If Elsa Settled in Utah — Midway's Ice Castles

More than 30 million pounds of ice is carefully grown around miles of pipe and string lights to create glowing towers, slot canyons, caves and crevasses.

Brooke Wilhelmsen Nov 1, 2016

Before Instagram launched a demand for the perfect selfie in 2010, Ice Castles founder Brent Christensen invented the perfect backdrop. Before Lindsey Stirling gained platinum status with her violin albums, Christensen and business partner Ryan Davis had already hand built the winter wonderland showcased in her record-breaking YouTube video “Crystallize,” currently at 153 million views.

And before a single 8-year-old was singing “Let It Go” along with Elsa, Christensen and Davis created frozen winter parks straight out of a fairytale and their Ice Castles business was thriving in multiple states.

Icy Real Estate

The Ice Castles concept originated with Christensen, described by Ice Castles CEO Ryan Davis as an artistic genius. Christensen pioneered the ice building method while making ice caves for his daughter in their Alpine, Utah, yard. Davis happily left his career in the recessed real estate market in 2010 to lead the business side of Christensen’s creative, icy vision — a venture Davis describes as “surprisingly less risky and way more rewarding.”

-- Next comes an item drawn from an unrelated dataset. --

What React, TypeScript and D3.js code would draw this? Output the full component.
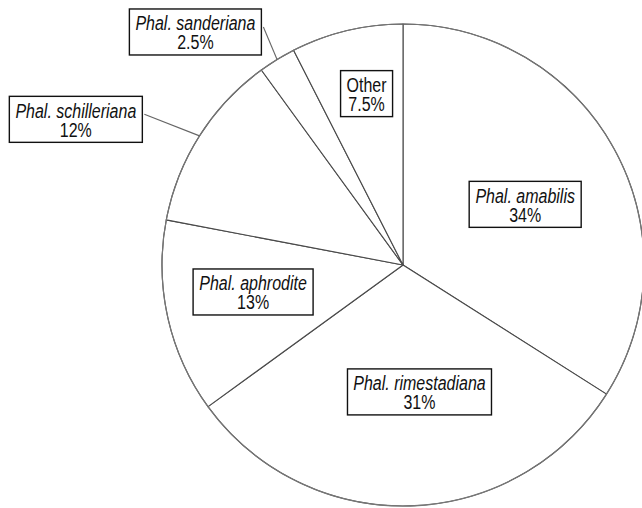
import React, { useEffect, useRef } from 'react';
import * as d3 from 'd3';

// species share of the collection (percent), clockwise from 12 o'clock
const species = ['Phal. amabilis', 'Phal. rimestadiana', 'Phal. aphrodite', 'Phal. schilleriana', 'Phal. sanderiana', 'Other'];
const shares = [34, 31, 13, 12, 2.5, 7.5];
const shareLabels = ['34%', '31%', '13%', '12%', '2.5%', '7.5%'];
const italicName = [true, true, true, true, true, false];

// label placement: angle nudge (deg) from the slice middle, distance as a fraction of the radius
const labelNudge = [2.4, -5.6, 2.4, -8.4, -10.2, 1.5];
const labelDist = [0.566, 0.531, 0.632, 1.486, 1.295, 0.727];
const outside = [false, false, false, true, true, false];

const W = 642;
const H = 508;
const CX = 403;
const CY = 265;
const R = 241;
const BOX_H = 46;
const STRETCH = 1.3; // the lettering in the original is taller than it is wide
const LINE_GAP = 19;

function App() {
    const ref = useRef<SVGSVGElement>(null);

    useEffect(() => {
        const svg = d3.select(ref.current);
        svg.selectAll('*').remove();

        const rows = species.map((name, i) => ({
            name,
            value: shares[i],
            label: shareLabels[i],
            italic: italicName[i],
            nudge: labelNudge[i],
            dist: labelDist[i],
            outside: outside[i]
        }));

        const pie = d3.pie<any>().sort(null).value(d => d.value).startAngle(0).endAngle(Math.PI * 2);
        const arcs = pie(rows);
        const arc = d3.arc<any>().innerRadius(0).outerRadius(R);

        const g = svg.append('g').attr('transform', `translate(${CX},${CY})`);

        // slices
        g.selectAll('path.slice')
            .data(arcs)
            .enter()
            .append('path')
            .attr('class', 'slice')
            .attr('d', arc)
            .attr('fill', '#fff')
            .attr('stroke', '#4a4a4a')
            .attr('stroke-width', 1.1)
            .attr('stroke-linejoin', 'round');

        // outer rim is a bit lighter in the original
        g.append('circle')
            .attr('r', R)
            .attr('fill', 'none')
            .attr('stroke', '#777')
            .attr('stroke-width', 1.2);

        const polar = (angle: number, r: number) => [Math.sin(angle) * r, -Math.cos(angle) * r];

        arcs.forEach(a => {
            const d = a.data;
            const mid = (a.startAngle + a.endAngle) / 2;
            const [bx, by] = polar(mid + (d.nudge * Math.PI) / 180, d.dist * R);

            const lg = g.append('g').attr('transform', `translate(${bx},${by})`);

            const rect = lg.append('rect')
                .attr('fill', '#fff')
                .attr('stroke', '#111')
                .attr('stroke-width', 1.4);

            // both lines in one text element, stretched vertically
            const t = lg.append('text')
                .attr('transform', `translate(0,${-BOX_H / 2 + 21.5}) scale(1,${STRETCH})`)
                .attr('text-anchor', 'middle')
                .attr('font-family', '"Liberation Sans", Arial, sans-serif')
                .attr('font-size', 16)
                .attr('fill', '#111');

            const s1 = t.append('tspan')
                .attr('x', 0)
                .attr('y', 0)
                .attr('font-style', d.italic ? 'italic' : 'normal')
                .text(d.name);
            const s2 = t.append('tspan')
                .attr('x', 0)
                .attr('y', LINE_GAP / STRETCH)
                .text(d.label);

            const maxW = Math.max(
                (s1.node() as SVGTSpanElement).getComputedTextLength(),
                (s2.node() as SVGTSpanElement).getComputedTextLength()
            );

            const bw = Math.round(maxW + 12);
            rect.attr('x', -bw / 2)
                .attr('y', -BOX_H / 2)
                .attr('width', bw)
                .attr('height', BOX_H);

            if (d.outside) {
                const [ax, ay] = polar(mid, R);
                g.insert('line', 'g')
                    .attr('x1', ax)
                    .attr('y1', ay)
                    .attr('x2', bx + bw / 2 + 2)
                    .attr('y2', by - 5)
                    .attr('stroke', '#666')
                    .attr('stroke-width', 1.1);
            }
        });
    }, []);

    return (
        <svg
            ref={ref}
            width={W}
            height={H}
            style={{ position: 'absolute', left: 0, top: 0, background: '#fff' }}
        />
    );
}

export default App;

The business — like the ice castles themselves — has grown organically since its founding. Marketing is easy when just about every visitor shares her experience on social media, and major musicians with Utah ties like Alex Boyé, The Piano Guys and Lindsey Stirling film music videos at the Ice Castles.

The Wow Factor

It’s easy to see why celebs and everyday folks are intrigued by the massive, fantastical structures spanning approximately 1.5 acres in the Midway area. More than 30 million pounds of ice is carefully grown around miles of pipe and string lights to create glowing towers, slot canyons, caves and crevasses.

Because the location changes each year, new opportunities and unique ideas emerge from Christensen’s creative mind, making for totally new designs. None of the ice castles are machine-made. The ice is grown on racks and grafted into the structures by staff in the months leading to opening day. This year the Ice Castles team will experiment with running water, a new light show and more. “There’s always a surprise or two, intentional or not,” Davis jokes.

Weather Woes

Weather can be a challenge when your business is built on ice. “It’s easy to get your hopes dashed,” Davis says. Like during the 2014-15 season when the Midway Ice Castles were forced to shut down after only three days by an unusually warm winter.

Fortunately, that is not the norm, and for six to eight weeks each winter, hundreds of thousands of visitors gush to their friends after visiting one of the locations in Utah, New Hampshire, Minnesota and Alberta, Canada. One or two new locations will likely be added for the 2016-2017 season. Tickets hover below $15, and it’s a good idea to purchase them in advance. There is a cap on hourly attendance and prime weekend evening slots often sell out. If the weather cooperates you can plan on Midway’s Ice Castles opening at the end of December and remaining open into mid-February.

Wear your warmest winter clothes and plan for about two hours to explore all the ice features and pose for hundreds of photos, of course. “My favorite part was the multitude of great photo ops for my daughter Cora,” jokes Ice Castles visitor Laney Williams. “The big, tall crevices were cool too.”

Ashton Jenkins, mother of two active boys under 6 says, “We ended up staying a lot longer than I expected because there were so many narrow passageways and tunnels that the boys liked to crawl through. But I think their favorite part was the slide. Wear snow clothes and snow boots for sure.” She also suggests making a snow day out of it and tubing at nearby Soldier Hollow.